The comic exploited the story telling potential of the comic book medium and was essentially a critique on the [then] current superhero climate.
The movie didn't even try to differentiate itself from existing superhero/action films and actually adopted many of the clichéd concepts of modern day filmmaking in a non-ironic way, thus missing the point.

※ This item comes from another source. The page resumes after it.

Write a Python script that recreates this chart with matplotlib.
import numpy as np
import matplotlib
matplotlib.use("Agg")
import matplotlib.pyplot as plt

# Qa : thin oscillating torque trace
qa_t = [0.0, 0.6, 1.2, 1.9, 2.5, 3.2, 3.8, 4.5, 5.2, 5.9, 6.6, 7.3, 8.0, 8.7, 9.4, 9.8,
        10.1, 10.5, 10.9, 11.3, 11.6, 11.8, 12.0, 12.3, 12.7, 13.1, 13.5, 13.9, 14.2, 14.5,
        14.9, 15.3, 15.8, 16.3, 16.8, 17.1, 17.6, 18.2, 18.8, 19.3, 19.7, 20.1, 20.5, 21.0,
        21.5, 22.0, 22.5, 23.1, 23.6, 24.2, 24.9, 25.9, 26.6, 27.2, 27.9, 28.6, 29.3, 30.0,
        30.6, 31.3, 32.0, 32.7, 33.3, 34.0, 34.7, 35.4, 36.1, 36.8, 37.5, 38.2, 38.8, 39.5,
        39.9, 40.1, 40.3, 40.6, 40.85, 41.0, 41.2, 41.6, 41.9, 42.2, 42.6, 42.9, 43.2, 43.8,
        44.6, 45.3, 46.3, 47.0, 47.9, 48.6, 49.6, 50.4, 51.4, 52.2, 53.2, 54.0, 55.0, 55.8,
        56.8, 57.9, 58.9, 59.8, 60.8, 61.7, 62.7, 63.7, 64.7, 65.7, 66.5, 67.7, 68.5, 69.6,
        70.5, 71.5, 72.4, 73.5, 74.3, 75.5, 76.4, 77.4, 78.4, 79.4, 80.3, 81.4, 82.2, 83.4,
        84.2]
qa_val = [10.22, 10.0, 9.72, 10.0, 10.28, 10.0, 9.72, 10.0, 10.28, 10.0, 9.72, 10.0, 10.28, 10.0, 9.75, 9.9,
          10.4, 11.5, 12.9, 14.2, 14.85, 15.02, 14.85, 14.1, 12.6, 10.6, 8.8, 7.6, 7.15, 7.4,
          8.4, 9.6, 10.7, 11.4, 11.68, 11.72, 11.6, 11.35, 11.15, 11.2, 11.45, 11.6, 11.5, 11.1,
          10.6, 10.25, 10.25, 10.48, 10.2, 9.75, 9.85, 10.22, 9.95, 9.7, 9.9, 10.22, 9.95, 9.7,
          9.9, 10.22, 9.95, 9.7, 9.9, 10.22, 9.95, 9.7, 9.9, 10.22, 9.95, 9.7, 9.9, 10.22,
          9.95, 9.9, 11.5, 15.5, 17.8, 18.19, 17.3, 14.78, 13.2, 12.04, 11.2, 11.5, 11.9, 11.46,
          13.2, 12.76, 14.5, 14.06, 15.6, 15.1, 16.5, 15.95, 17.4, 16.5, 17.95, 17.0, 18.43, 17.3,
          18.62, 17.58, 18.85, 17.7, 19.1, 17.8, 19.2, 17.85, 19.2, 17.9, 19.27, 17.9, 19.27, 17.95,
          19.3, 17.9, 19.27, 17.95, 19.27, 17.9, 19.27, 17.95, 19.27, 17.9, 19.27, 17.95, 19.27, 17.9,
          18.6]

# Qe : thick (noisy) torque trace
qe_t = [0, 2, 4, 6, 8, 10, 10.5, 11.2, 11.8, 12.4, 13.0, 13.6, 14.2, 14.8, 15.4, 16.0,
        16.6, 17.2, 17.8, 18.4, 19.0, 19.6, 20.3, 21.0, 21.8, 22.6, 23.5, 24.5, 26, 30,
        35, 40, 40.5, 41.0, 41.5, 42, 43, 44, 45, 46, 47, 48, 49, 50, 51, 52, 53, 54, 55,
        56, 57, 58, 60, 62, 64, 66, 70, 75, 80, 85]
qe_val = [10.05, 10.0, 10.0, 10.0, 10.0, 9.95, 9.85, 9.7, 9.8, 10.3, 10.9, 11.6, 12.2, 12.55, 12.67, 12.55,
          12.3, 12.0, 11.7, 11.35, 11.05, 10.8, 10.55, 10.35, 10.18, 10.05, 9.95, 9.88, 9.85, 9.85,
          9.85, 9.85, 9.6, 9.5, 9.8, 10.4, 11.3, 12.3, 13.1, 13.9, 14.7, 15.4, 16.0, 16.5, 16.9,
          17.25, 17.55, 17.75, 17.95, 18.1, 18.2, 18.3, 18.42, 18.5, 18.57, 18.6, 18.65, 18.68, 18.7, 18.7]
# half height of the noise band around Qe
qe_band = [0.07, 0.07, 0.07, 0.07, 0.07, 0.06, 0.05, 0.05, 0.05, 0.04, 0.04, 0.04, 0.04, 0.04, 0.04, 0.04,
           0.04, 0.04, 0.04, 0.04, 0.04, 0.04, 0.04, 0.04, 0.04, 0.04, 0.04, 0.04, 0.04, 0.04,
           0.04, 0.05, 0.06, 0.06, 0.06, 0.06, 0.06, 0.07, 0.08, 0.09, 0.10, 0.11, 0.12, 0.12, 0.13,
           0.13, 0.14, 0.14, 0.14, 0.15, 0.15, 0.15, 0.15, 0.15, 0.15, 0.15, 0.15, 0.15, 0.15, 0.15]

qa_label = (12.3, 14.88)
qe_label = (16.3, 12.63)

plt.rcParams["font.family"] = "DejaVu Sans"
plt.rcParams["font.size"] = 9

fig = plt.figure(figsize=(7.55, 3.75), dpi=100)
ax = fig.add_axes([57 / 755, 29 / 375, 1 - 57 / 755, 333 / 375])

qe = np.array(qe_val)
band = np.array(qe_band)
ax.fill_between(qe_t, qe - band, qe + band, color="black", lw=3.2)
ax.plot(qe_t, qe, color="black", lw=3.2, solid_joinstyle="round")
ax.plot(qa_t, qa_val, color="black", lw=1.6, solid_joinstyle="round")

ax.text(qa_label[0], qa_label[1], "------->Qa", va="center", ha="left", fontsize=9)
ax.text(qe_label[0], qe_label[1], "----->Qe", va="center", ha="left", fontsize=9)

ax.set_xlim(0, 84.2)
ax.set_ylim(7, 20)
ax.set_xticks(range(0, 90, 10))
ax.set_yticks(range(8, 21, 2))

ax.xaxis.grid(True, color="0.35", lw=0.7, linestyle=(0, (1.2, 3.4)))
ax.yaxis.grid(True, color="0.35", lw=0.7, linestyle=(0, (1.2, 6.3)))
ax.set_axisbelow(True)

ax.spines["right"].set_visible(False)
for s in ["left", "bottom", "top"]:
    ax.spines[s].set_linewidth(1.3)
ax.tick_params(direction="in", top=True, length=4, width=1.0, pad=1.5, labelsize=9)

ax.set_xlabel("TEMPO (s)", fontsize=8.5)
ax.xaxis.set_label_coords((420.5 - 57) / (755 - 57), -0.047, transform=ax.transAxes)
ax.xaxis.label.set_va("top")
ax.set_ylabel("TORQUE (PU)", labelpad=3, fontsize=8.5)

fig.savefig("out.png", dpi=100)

Sounds too inside-baseball for the moviegoing audience to care. So what if movies like
X-Men and
Spider-Man et al are kinda stoopid. Everyone knows that. What's the point of making a movie telling us what we already know? If a filmmaker objects to the idiocy of superhero movies, they could make a non-superhero art film for those people in the audience who look down their noses at the likes of
X-Men and
Spider-Man et al.
Which really isn't
Shazam's point. Watchmen was a watershed in Western comics because it looked at the format in which graphic stories were told and made use of some of the inherent characteristics of that format which had been scattered about in other works, but never pulled into a coherent whole (see
Stone Cold Sisko's comments above) - while simultaneously deconstructing superheroes and exploring some of the inherent contradictions that had arisen in the genre in the Post-VietNam era (primarily the idea that power could ever be wielded in purely good ways). It's the
Citizen Kane of comics, and like that movie has some issues from a purely storytelling point of view - because it is not simply a narrative.

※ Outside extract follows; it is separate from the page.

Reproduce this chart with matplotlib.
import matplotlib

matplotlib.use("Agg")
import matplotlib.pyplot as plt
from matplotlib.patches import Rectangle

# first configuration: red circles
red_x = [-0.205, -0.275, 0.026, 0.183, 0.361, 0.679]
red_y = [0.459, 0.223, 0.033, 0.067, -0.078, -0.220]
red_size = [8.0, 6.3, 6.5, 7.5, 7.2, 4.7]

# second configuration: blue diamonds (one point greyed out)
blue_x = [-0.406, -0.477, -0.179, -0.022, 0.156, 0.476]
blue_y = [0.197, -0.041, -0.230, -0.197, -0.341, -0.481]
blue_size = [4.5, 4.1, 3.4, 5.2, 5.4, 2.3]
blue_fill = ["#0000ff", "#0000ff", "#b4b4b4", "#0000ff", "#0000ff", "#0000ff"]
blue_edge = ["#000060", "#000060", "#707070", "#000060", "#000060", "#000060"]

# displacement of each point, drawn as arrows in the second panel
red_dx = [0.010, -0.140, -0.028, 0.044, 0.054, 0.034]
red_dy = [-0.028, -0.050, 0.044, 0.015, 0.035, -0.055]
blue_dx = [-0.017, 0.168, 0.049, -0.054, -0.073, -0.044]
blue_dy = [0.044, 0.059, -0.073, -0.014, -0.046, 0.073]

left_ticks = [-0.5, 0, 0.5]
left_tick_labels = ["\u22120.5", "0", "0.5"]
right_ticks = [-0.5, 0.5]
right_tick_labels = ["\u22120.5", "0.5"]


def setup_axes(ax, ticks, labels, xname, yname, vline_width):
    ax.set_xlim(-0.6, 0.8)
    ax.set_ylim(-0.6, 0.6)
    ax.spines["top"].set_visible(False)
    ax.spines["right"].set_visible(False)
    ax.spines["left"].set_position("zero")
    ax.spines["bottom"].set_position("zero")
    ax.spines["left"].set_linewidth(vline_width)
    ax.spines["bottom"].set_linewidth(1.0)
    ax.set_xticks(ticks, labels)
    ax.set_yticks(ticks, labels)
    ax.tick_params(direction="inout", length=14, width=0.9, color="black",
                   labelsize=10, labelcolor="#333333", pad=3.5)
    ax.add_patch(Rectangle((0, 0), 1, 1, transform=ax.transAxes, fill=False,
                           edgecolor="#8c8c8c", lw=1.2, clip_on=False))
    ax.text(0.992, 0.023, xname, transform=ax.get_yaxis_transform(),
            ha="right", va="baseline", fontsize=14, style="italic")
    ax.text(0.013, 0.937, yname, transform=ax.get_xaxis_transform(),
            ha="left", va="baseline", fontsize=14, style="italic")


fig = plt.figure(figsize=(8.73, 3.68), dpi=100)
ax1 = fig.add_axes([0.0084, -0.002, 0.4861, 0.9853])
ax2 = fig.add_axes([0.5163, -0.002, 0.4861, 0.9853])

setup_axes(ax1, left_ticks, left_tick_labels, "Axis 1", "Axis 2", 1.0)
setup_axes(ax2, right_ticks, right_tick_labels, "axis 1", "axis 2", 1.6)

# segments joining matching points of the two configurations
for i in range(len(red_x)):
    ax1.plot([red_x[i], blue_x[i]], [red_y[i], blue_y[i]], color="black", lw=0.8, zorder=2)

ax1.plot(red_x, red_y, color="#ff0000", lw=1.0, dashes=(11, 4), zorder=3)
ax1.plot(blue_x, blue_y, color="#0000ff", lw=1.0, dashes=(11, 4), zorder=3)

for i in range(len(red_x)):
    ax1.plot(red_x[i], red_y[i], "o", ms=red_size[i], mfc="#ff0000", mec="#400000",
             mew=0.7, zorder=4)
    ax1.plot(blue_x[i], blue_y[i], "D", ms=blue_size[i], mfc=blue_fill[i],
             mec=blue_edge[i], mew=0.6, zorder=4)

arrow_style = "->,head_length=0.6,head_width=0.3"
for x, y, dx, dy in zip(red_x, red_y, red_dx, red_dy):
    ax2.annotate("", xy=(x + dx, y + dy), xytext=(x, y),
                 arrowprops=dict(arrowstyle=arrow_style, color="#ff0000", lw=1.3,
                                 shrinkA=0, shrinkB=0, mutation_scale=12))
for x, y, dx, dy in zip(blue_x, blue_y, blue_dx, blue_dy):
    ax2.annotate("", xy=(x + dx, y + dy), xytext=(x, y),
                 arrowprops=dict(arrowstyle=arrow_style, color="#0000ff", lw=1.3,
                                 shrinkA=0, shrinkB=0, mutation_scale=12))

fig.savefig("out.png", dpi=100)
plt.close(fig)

The only way to ever put an authentic version of
Watchmen on film would be to use the tropes of superhero
films in a similarly holistic way and simultaneously turn the heroic assumptions put forth in superhero movies on their heads. It's not about those movies being dumb or unartistic - quite the opposite. It's about exploring the hidden depths in the assumptions of such tales.
By adhering so closely to the source material, Snyder managed to miss the entire point of it. He threw some tropes in there, but they were just his favorite ones - not anything he'd given any thought to in regards to the genre. And he also was too faithful to the Cold War/ Post-Watergate aspects of the story which are very specific to their moment in time. Had he used a more Post-9/11 sensibility, he actually would have created a work more faithful to the heart of the book.

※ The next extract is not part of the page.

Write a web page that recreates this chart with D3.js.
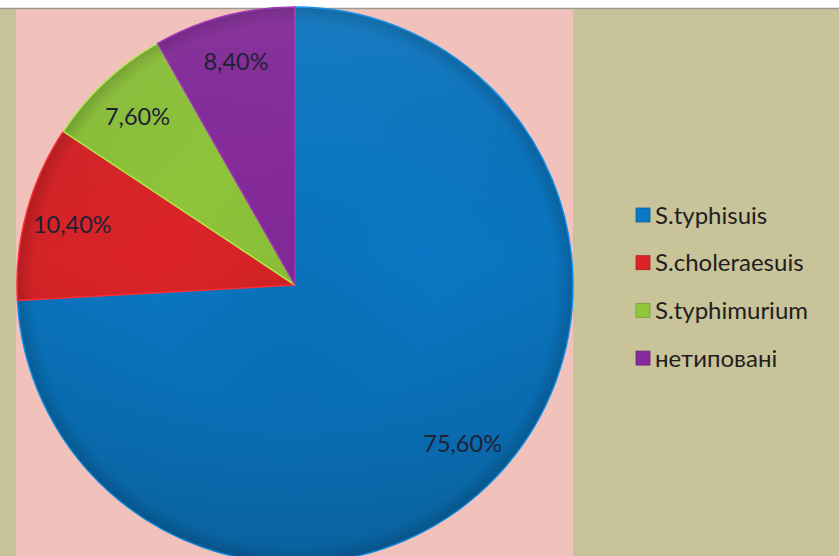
<!DOCTYPE html>
<html>
<head>
<meta charset="utf-8">
<script src="https://cdn.jsdelivr.net/npm/d3@7"></script>
<style>
  html, body { margin: 0; padding: 0; background: #fff; }
  svg { display: block; }
</style>
</head>
<body>
<div id="chart"></div>
<script>
/* pie chart of serotype shares */
const categories = ['S.typhisuis', 'S.choleraesuis', 'S.typhimurium', 'нетиповані'];
const values = [75.6, 10.4, 7.6, 8.4];
const labels = ['75,60%', '10,40%', '7,60%', '8,40%'];
const colors = ['#0a78c4', '#dc2428', '#8fc63a', '#862a9c'];

const W = 839, H = 556;
const cx = 295, cy = 285, R = 278;

const svg = d3.select('#chart').append('svg').attr('width', W).attr('height', H);
const defs = svg.append('defs');

// backgrounds
svg.append('rect').attr('width', W).attr('height', H).attr('fill', '#c9c39a');
svg.append('rect').attr('width', W).attr('height', 8).attr('fill', '#ffffff');
svg.append('line').attr('x1', 0).attr('x2', W).attr('y1', 8.5).attr('y2', 8.5)
  .attr('stroke', '#9a9a92').attr('stroke-width', 1.5);
svg.append('rect').attr('x', 16).attr('y', 9.5).attr('width', 557).attr('height', H - 9.5)
  .attr('fill', '#f1c1bc');

// radial shading per slice (coords relative to pie centre)
colors.forEach((c, i) => {
  const g = defs.append('radialGradient').attr('id', 'grad' + i)
    .attr('gradientUnits', 'userSpaceOnUse')
    .attr('cx', 0).attr('cy', 0).attr('r', R);
  g.append('stop').attr('offset', '0%').attr('stop-color', d3.color(c).darker(0.15));
  g.append('stop').attr('offset', '50%').attr('stop-color', c);
  g.append('stop').attr('offset', '94%').attr('stop-color', d3.color(c).darker(0.1));
  g.append('stop').attr('offset', '100%').attr('stop-color', d3.color(c).darker(0.6));
});
// top-light / bottom-dark overlay
const shade = defs.append('linearGradient').attr('id', 'shade')
  .attr('gradientUnits', 'userSpaceOnUse')
  .attr('x1', 0).attr('y1', -R).attr('x2', 0).attr('y2', R);
shade.append('stop').attr('offset', '0%').attr('stop-color', '#fff').attr('stop-opacity', 0.06);
shade.append('stop').attr('offset', '45%').attr('stop-color', '#000').attr('stop-opacity', 0);
shade.append('stop').attr('offset', '100%').attr('stop-color', '#000').attr('stop-opacity', 0.16);

const pie = d3.pie().sort(null).value(d => d);
const arcs = pie(values);
const arc = d3.arc().innerRadius(0).outerRadius(R);
const labelArc = d3.arc().innerRadius(R * 0.83).outerRadius(R * 0.83);

const g = svg.append('g').attr('transform', `translate(${cx},${cy})`);

g.selectAll('path.slice').data(arcs).join('path')
  .attr('class', 'slice')
  .attr('d', arc)
  .attr('fill', (d, i) => `url(#grad${i})`)
  .attr('stroke', (d, i) => d3.color(colors[i]).brighter(0.5))
  .attr('stroke-width', 1.5)
  .attr('stroke-linejoin', 'round');

g.selectAll('path.shade').data(arcs).join('path')
  .attr('class', 'shade')
  .attr('d', arc)
  .attr('fill', 'url(#shade)')
  .attr('pointer-events', 'none');

g.selectAll('text.lbl').data(arcs).join('text')
  .attr('class', 'lbl')
  .attr('transform', d => `translate(${labelArc.centroid(d)})`)
  .attr('text-anchor', 'middle')
  .attr('dy', '0.35em')
  .attr('font-family', 'Lato, "Open Sans", sans-serif')
  .attr('font-size', 23.5)
  .attr('fill', '#1f2135')
  .text((d, i) => labels[i]);

// legend
const legend = svg.append('g').attr('transform', 'translate(636,215)');
const item = legend.selectAll('g').data(categories).join('g')
  .attr('transform', (d, i) => `translate(0,${i * 47.7})`);
item.append('rect')
  .attr('x', 0).attr('y', -7).attr('width', 14).attr('height', 14)
  .attr('fill', (d, i) => colors[i])
  .attr('stroke', (d, i) => d3.color(colors[i]).darker(0.6)).attr('stroke-width', 0.8);
item.append('text')
  .attr('x', 19).attr('dy', '0.36em')
  .attr('font-family', 'Lato, "Open Sans", sans-serif')
  .attr('font-size', 24)
  .attr('fill', '#1e1e1e')
  .text(d => d);
</script>
</body>
</html>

The problem with Watchmen the movie is that it didn't succeed even at the level we expect from a decent superhero flick. Characters we care about. A storyline with a decent amount of suspense, plot twists, inherent interest and not too many dead spots. You know - the basics. Iron Man and Spider-Man 2 are the level of "excellence" the moviegoing public expects from movies in this genre. If they want art, they can check out The Hurt Locker playing in the next theater over.
Watchmen is specifically and inescapably "arty". It's a post-modern metanarrative written specifically to be a post-modern metanarrative - it is as much, if not more, about the genre as it is about the story. There was never any chance that it would be along the lines of
Iron Man or
Spider-Man 2 - that is you could never bend the plot and characters around to that form without producing something completely unrecognizable as
Watchmen. The characters are neither original (Rorschach = Travis Bickle) nor engaging. Their coldness and alienation is kind of the point. You can't care about them - they are either monstrous or pathetic people.
All of which is by way of saying that the goal to make a big budget action movie hit out of
Watchmen was misguided from the inception. It made some money, sure, because just about anything attached to a popular written (or drawn) work these days brings people out in droves. But it was bound to be unsatisfying to most - because, as you say, it couldn't fulfill the basic movie "needs" of an audience (it simply doesn't have them in its construction), and it couldn't be what it is if they were trying to make a regular superhero flick out of it.